São 18h45 e o avião começa a descolagem.

Estamos no ar. A descolagem correu bem e isto das hélices parece funcionar como forma de contrariar a gravidade. E não há crianças aos berros — o que é um bónus. Há pessoas com o nariz de fora da máscara, obviamente, porque em qualquer aglomerado de mais de 50 pessoas há sempre uma burra, mesmo que seja na nossa festa de aniversário.

Pareço ser o único da minha espécie, o homo sapiens voo cagaris, que a cada barulhinho ou tremelique do avião vira suricata a olhar para todos os lados, à procura de conforto na cara da tripulação (que agora, com máscaras, nem se consegue perceber se vão a sorrir ou a ranger os dentes de pânico).

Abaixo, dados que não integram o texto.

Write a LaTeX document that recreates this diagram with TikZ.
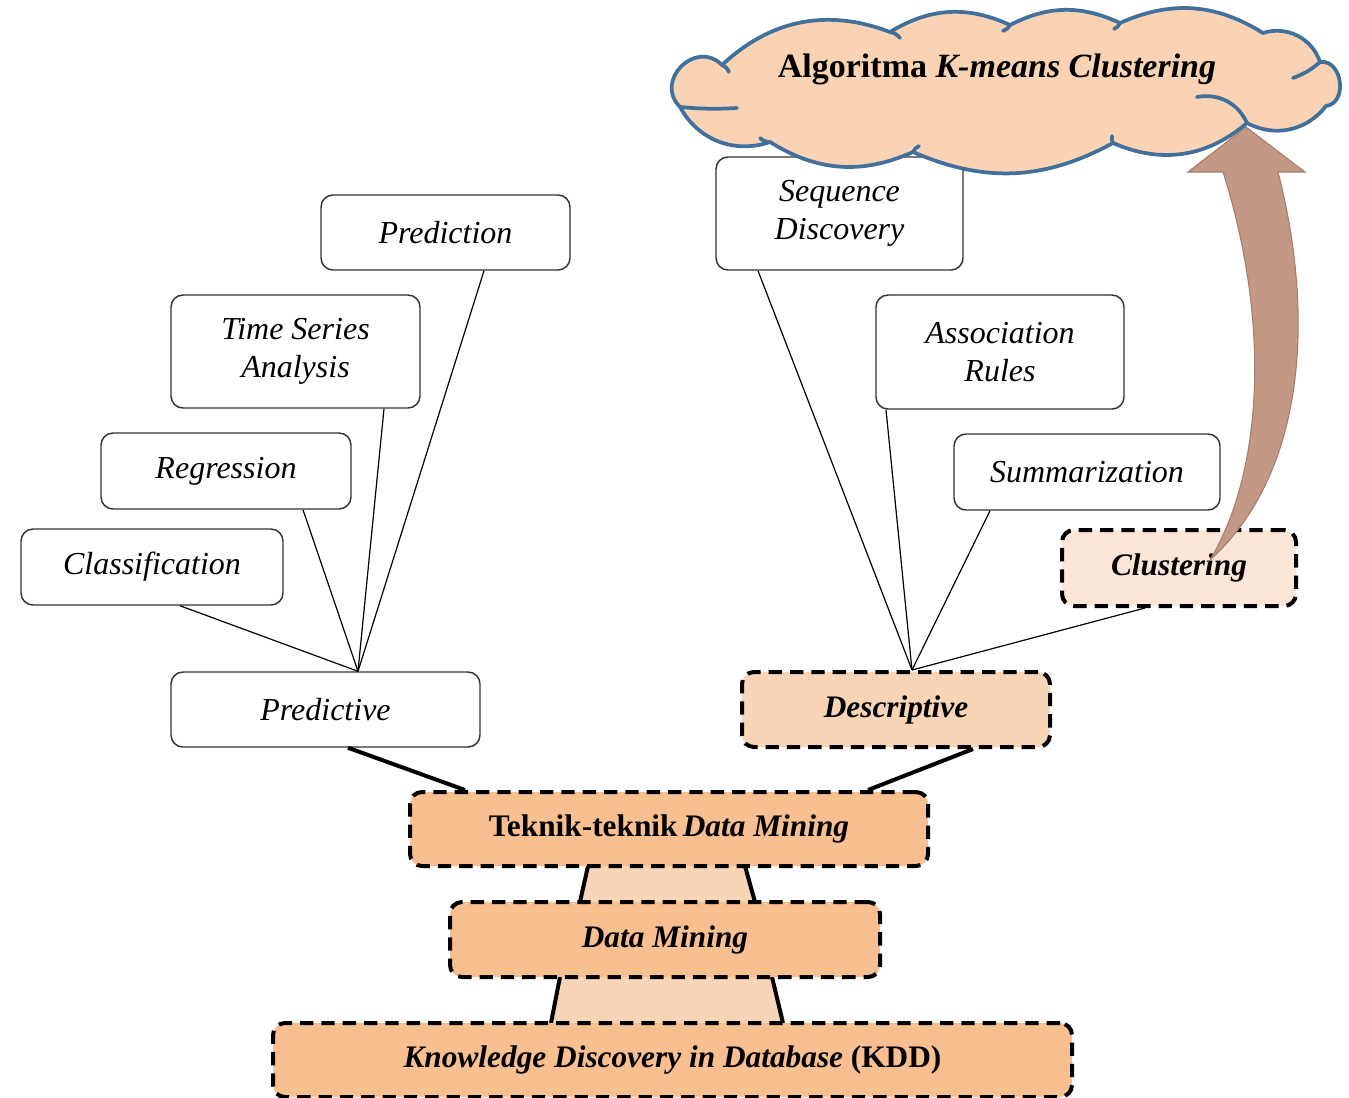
\documentclass[tikz,border=0pt]{standalone}
\usepackage{fontspec}
\setmainfont{Liberation Serif}
\usetikzlibrary{calc}
\definecolor{orangebox}{HTML}{F8BF90}
\definecolor{peach}{HTML}{F9D5B7}
\definecolor{lightpeach}{HTML}{FCE6D8}
\definecolor{cloudfill}{HTML}{F9D3B3}
\definecolor{cloudline}{HTML}{41709C}
\definecolor{arrowfill}{HTML}{C39885}
\definecolor{arrowline}{HTML}{A67C6A}
\begin{document}
\begin{tikzpicture}[x=0.75pt,y=-0.75pt,
  wbox/.style={draw=black!80, line width=1.1pt, rounded corners=9pt, fill=white,
    align=center, inner sep=0pt, font=\fontsize{24}{28}\selectfont\itshape},
  dbox/.style={draw=black, line width=3pt, dash pattern=on 10pt off 6pt, rounded corners=9pt,
    align=center, inner sep=0pt, font=\fontsize{23.5}{27}\selectfont\bfseries},
  thin/.style={draw=black, line width=0.9pt},
  thick/.style={draw=black, line width=3pt},
  trap/.style={fill=peach},
  cloudstroke/.style={draw=cloudline, line width=2.8pt, line cap=round},
]
\useasboundingbox (0,0) rectangle (1349,1097);

% white boxes
\node[wbox, minimum width=186.75pt, minimum height=56.25pt] (predn) at (445.5,232.5) {Prediction};
\node[wbox, minimum width=186.75pt, minimum height=84.75pt] (tsa) at (295.5,351.5) {Time Series\\Analysis};
\node[wbox, minimum width=187.5pt, minimum height=57pt] (regr) at (226,471) {Regression};
\node[wbox, minimum width=196.5pt, minimum height=57pt] (clsf) at (152,567) {Classification};
\node[wbox, minimum width=231.75pt, minimum height=56.25pt] (pred) at (325.5,709.5) {Predictive};
\node[wbox, minimum width=185.25pt, minimum height=84.75pt] (seq) at (839.5,213.5) {Sequence\\Discovery};
\node[wbox, minimum width=186pt, minimum height=85.5pt] (assoc) at (1000,352) {Association\\Rules};
\node[wbox, minimum width=199.5pt, minimum height=57pt] (summ) at (1087,472) {Summarization};

% dashed boxes
\node[dbox, fill=lightpeach, minimum width=175.5pt, minimum height=57pt] (clus) at (1179,568) {\itshape Clustering};
\node[dbox, fill=peach, minimum width=231pt, minimum height=56.25pt] (desc) at (896,709.5) {\itshape Descriptive};

% trapezoids (behind lower boxes)
\coordinate (tekS) at (669,866);
\coordinate (dmN) at (665,902);
\coordinate (dmS) at (665,977);
\coordinate (kddN) at (672.5,1023);
\fill[trap] ($(tekS)+(-81,0)$) -- ($(dmN)+(-85,0)$) -- ($(dmN)+(90,0)$) -- ($(tekS)+(76,0)$) -- cycle;
\draw[thick] ($(tekS)+(-81,0)$) -- ($(dmN)+(-85,0)$);
\draw[thick] ($(tekS)+(76,0)$) -- ($(dmN)+(90,0)$);
\fill[trap] ($(dmS)+(-105,0)$) -- ($(kddN)+(-121.5,0)$) -- ($(kddN)+(110.5,0)$) -- ($(dmS)+(107,0)$) -- cycle;
\draw[thick] ($(dmS)+(-105,0)$) -- ($(kddN)+(-121.5,0)$);
\draw[thick] ($(dmS)+(107,0)$) -- ($(kddN)+(110.5,0)$);

\node[dbox, fill=orangebox, minimum width=388.5pt, minimum height=55.5pt] (tek) at (669,829) {Teknik-teknik\,\itshape Data Mining};
\node[dbox, fill=orangebox, minimum width=322.5pt, minimum height=56.25pt] (dm) at (665,939.5) {\itshape Data Mining};
\node[dbox, fill=orangebox, minimum width=599.25pt, minimum height=55.5pt] (kdd) at (672.5,1060) {{\itshape Knowledge Discovery in Database} (KDD)};

% thin connectors, left hub
\coordinate (hubL) at ($(pred.north)+(32.5,0)$);
\draw[thin] ($(clsf.south)+(28,0)$) -- (hubL);
\draw[thin] ($(regr.south)+(77,0)$) -- (hubL);
\draw[thin] ($(tsa.south)+(88.5,0)$) -- (hubL);
\draw[thin] ($(predn.south)+(38.5,0)$) -- (hubL);
% right hub
\coordinate (hubR) at ($(desc.north)+(16,0)$);
\draw[thin] ($(seq.south)+(-81.5,0)$) -- (hubR);
\draw[thin] ($(assoc.south)+(-114,0)$) -- (hubR);
\draw[thin] ($(summ.south)+(-97,0)$) -- (hubR);
\draw[thin] ($(clus.south)+(-34,0)$) -- (hubR);

% thick connectors
\draw[thick] ($(pred.south)+(22.5,0)$) -- ($(tek.north)+(-204,0)$);
\draw[thick] ($(desc.south)+(77,0)$) -- ($(tek.north)+(199,0)$);

% curved block arrow from Clustering to cloud
\filldraw[fill=arrowfill, draw=arrowline, line width=0.8pt]
  (1210,560) .. controls (1264,470) and (1270,320) .. (1223,172)
  -- (1188,172) -- (1246,127) -- (1305,172) -- (1278,172)
  .. controls (1316,320) and (1304,475) .. (1210,560) -- cycle;

% cloud
\filldraw[fill=cloudfill, cloudstroke, line join=round]
  (680,107) to[bend left=90, looseness=1.6] (722,65)
  to[bend left=32] (890,32)
  to[bend left=28] (1010,25)
  to[bend left=26] (1120,23)
  to[bend left=28] (1263,33)
  to[bend left=45] (1320,62)
  to[bend left=90, looseness=1.3] (1326,106)
  to[bend left=40] (1247,123)
  to[bend left=32] (1113,143)
  to[bend left=26] (913,152)
  to[bend left=28] (770,142)
  to[bend left=40] cycle;
% inner strokes and hooks
\draw[cloudstroke] (680,107) to[bend right=4] (737,108);
\draw[cloudstroke] (1197,97) to[bend left=38] (1247,123);
\draw[cloudstroke] (1320,62) to[bend left=10] (1293,78);
\draw[cloudstroke] (722,65) to[bend left=20] (729,72);
\draw[cloudstroke] (890,32) to[bend left=20] (900,38);
\draw[cloudstroke] (1010,25) to[bend left=20] (1003,31);
\draw[cloudstroke] (1120,23) to[bend left=20] (1114,29);
\draw[cloudstroke] (1113,143) to[bend left=20] (1112,136);
\draw[cloudstroke] (913,152) to[bend left=20] (919,146);
\draw[cloudstroke] (770,142) to[bend left=20] (760,138);
\node[font=\fontsize{25.5}{30}\selectfont\bfseries] (cloudtxt) at (997,69) {Algoritma {\itshape K-means Clustering}};
\end{tikzpicture}
\end{document}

Pareço tranquilo por fora, mas de vez em quando as hélices perdem força e eu morro por dentro um bocadinho e esforço-me para não gritar “Vamos todos morrer!”

O staff todo muito simpático, o que admiro bastante porque se o meu trabalho fosse andar numa lata com asas todos os dias, podiam esperar tudo de mim menos simpatia a não ser que estivesse drunfado constantemente. Vejo água em todo o lado; por isso, se o avião for a cair é só abrir a porta e saltar segundos antes do impacto, penso. Depois lembro-me do senhor Newton e da sua primeira lei e da inércia e essas coisas e percebo que seria como um mosquito a bater no para-brisas de um carro a 300 km/h. Daqueles mosquitos balofos que deixam tudo cheio de nanha e sangue.

São 19h10 e o capitão, que é como quem diz o motorista, anuncia o início da descida e aproximação ao aeroporto João Paulo II. Rio-me da ironia de um ateu com medo de andar de avião ter de confiar que o ex-Papa não deixaria que o seu nome fosse usado num aeroporto onde morre gente.

Aterrei. Inteiro. Obrigado a todos os envolvidos no sucesso desta viagem.

Sugestões: Visitar os Açores que são incríveis e valem a pena o sacrifício mesmo para alguém com medo de andar de avião.